Aus christlicher Sicht 01.10.2023

Im Nebel das eigene Leben erforschen, die Augen schliessen, nach innen hören

Ich liebe es, im Nebel auf einer Bank zu sitzen. Schauen, die feuchte Luft auf der Wange spüren und einatmen. Die Augen schliessen. Nach innen hören.

Von Philipp Hautle,
Rebstein
aktualisiert am 01.10.2023

Melodien steigen auf. Begleitet von einer Flut von Gedanken, Bildern, Gefühlen. Traumfetzen. Fragen. Erinnerungen an glückliche Stunden, an Erschütterungen, an wunderbare Begegnungen. Wünsche und Sehnsüchte, Träume und Visionen, Trauer und Wut, Hoffnungen, Überzeugungen, Momente der Ergriffenheit, Ahnungen, die sich erfüllten. Vielfältige Stimmungen wie in einem Orchester.

Ich staune über mich selbst. Ich bin und bleibe mir selbst ein Geheimnis. Und die anderen Leute sind es noch mehr.

Halboffene Augen. Im Nebel schimmert Licht durch. Licht. Meine Reise nach innen geht weiter. Lichterfahrungen.

Unbekümmert erzählen heilige Schriften aller Religionen von Erleuchtungen, Erscheinungen, göttlichem Licht, göttlichen Eingebungen, Offenbarungen, Träumen, Visionen, Gottesbegegnungen.

Heute noch – auch ich – nennen sich viele Leute Kinder Gottes. Heute noch reden viele von Gott. Gott wohnt in mir. Gott wirkt in mir und durch mich. Es sind nicht immer nur leere Worte. Viele verbinden Gott mit speziellen und intimen Erlebnissen und Erfahrungen. Momente, in denen ihnen ein Licht aufgegangen ist, in denen sie unmissverständlich und unvergesslich angesprochen wurden? Erfahrungen, in denen das Leben als Geschenk erlebt wurde. Umwälzende, unvergessliche Erfahrungen, die für immer geprägt haben. Ahnungen, was mit Gott gemeint sein könnte.

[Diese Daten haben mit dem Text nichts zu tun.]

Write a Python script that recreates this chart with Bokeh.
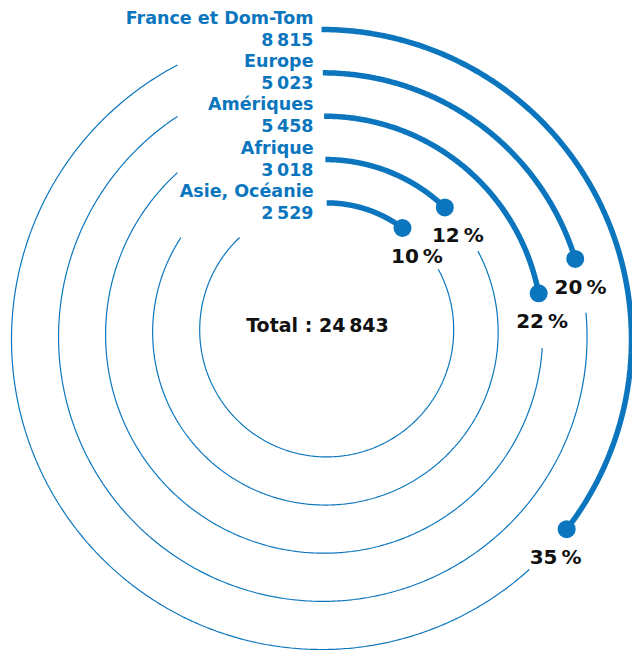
import numpy as np
from bokeh.plotting import figure
from bokeh.models import Range1d
from bokeh.core.properties import value
from bokeh.embed import file_html
from bokeh.resources import INLINE

# ---- data ----
regions = ["France et Dom-Tom", "Europe", "Amériques", "Afrique", "Asie, Océanie"]
counts = [8815, 5023, 5458, 3018, 2529]
percent_labels = [35, 20, 22, 12, 10]
total = 24843

# ---- layout constants ----
W, H = 632, 653
BLUE = "#0b76bd"
FONT = "DejaVu Sans"

def fmt(v):
    return f"{v:,}".replace(",", "\u2009")

p = figure(width=W, height=H, output_backend="svg", toolbar_location=None,
           x_range=Range1d(0, W), y_range=Range1d(H, 0), min_border=0)
p.axis.visible = False
p.grid.visible = False
p.outline_line_color = None
p.background_fill_color = "white"
p.border_fill_color = "white"

dot_x, dot_y, lab_x, lab_y, lab_t = [], [], [], [], []
name_x, name_y, val_y = [], [], []

for k, (name, c) in enumerate(zip(regions, counts)):
    cx = 321 + 1.3 * k
    cy = 339 - 2.4 * k
    r = 310 - 45.75 * k
    frac = c / total
    th_end = frac * 2 * np.pi
    # thick bar
    t = np.linspace(0, th_end, 200)
    p.line(cx + r * np.sin(t), cy - r * np.cos(t), line_color=BLUE, line_width=5.5,
           line_cap="butt")
    # thin track: from after label gap to the label box on the upper left
    th_start = th_end + 55.0 / r
    sx = (177 - cx) / r
    th_x = 2 * np.pi + np.arcsin(sx)
    y_at = cy - r * np.cos(th_x)
    if y_at < 237:
        th_stop = th_x
    else:
        th_stop = 2 * np.pi - np.arccos((cy - 237) / r)
    t2 = np.linspace(th_start, th_stop, 400)
    p.line(cx + r * np.sin(t2), cy - r * np.cos(t2), line_color=BLUE, line_width=1.2)
    ex, ey = cx + r * np.sin(th_end), cy - r * np.cos(th_end)
    dot_x.append(ex); dot_y.append(ey)
    lab_x.append(ex + 18 * np.cos(th_end)); lab_y.append(ey + 28)
    lab_t.append(f"{percent_labels[k]}\u2009%")
    name_x.append(313); name_y.append(cy - r - 12); val_y.append(cy - r + 10)

p.scatter(dot_x, dot_y, size=18, fill_color=BLUE, line_color=None)

p.text(lab_x, lab_y, text=lab_t, text_font=value(FONT), text_font_style="bold",
       text_font_size="20px", text_color="#111111", text_align="center",
       text_baseline="middle")

p.text(name_x, name_y, text=regions, text_font=value(FONT), text_font_style="bold",
       text_font_size="17.5px", text_color=BLUE, text_align="right",
       text_baseline="alphabetic")
p.text(name_x, val_y, text=[fmt(c) for c in counts], text_font=value(FONT),
       text_font_style="bold", text_font_size="17.5px", text_color=BLUE,
       text_align="right", text_baseline="alphabetic")

p.text([317], [324], text=[f"Total : {fmt(total)}"], text_font=value(FONT),
       text_font_style="bold", text_font_size="19px", text_color="#111111",
       text_align="center", text_baseline="middle")

open("out.html", "w").write(file_html(p, INLINE))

Mir kommt meine Lieb­lingsarie aus Mendelssohns «Paulus» in den Sinn; «Gott sei mir gnädig, nach deiner Güte, und tilge meine Sünden nach deiner grossen Barmherzigkeit. Nimm deinen Geist nicht von mir». Was für eine Erfahrung vor Damaskus, was für ein Umsturz war das für Paulus. Ihm, der die Jesusanhängenden als Spinnende betrachtete und sie verfolgte, ausgerechnet ihm ist dieser gekreuzigte Jesus erschienen.

Seit meiner Jugend fasziniert, fesselt mich diese Geschichte. Sie öffnet Fragen, Dimensionen, die den ganzen Kosmos übersteigen.

Ich öffne die Augen. Schaue hinein in den Nebel. Wir sind und bleiben mit all unseren unterschiedlichen Erfahrungen uns selbst ein Geheimnis, eingebettet im unvorstellbar weiten Universum, eingenebelt vom allumströmenden geheimnisvollen Licht. – Vielleicht setzen auch Sie sich an einem nebligen Herbsttag auf eine Bank und lauschen hinein, was da in Ihnen alles lebt.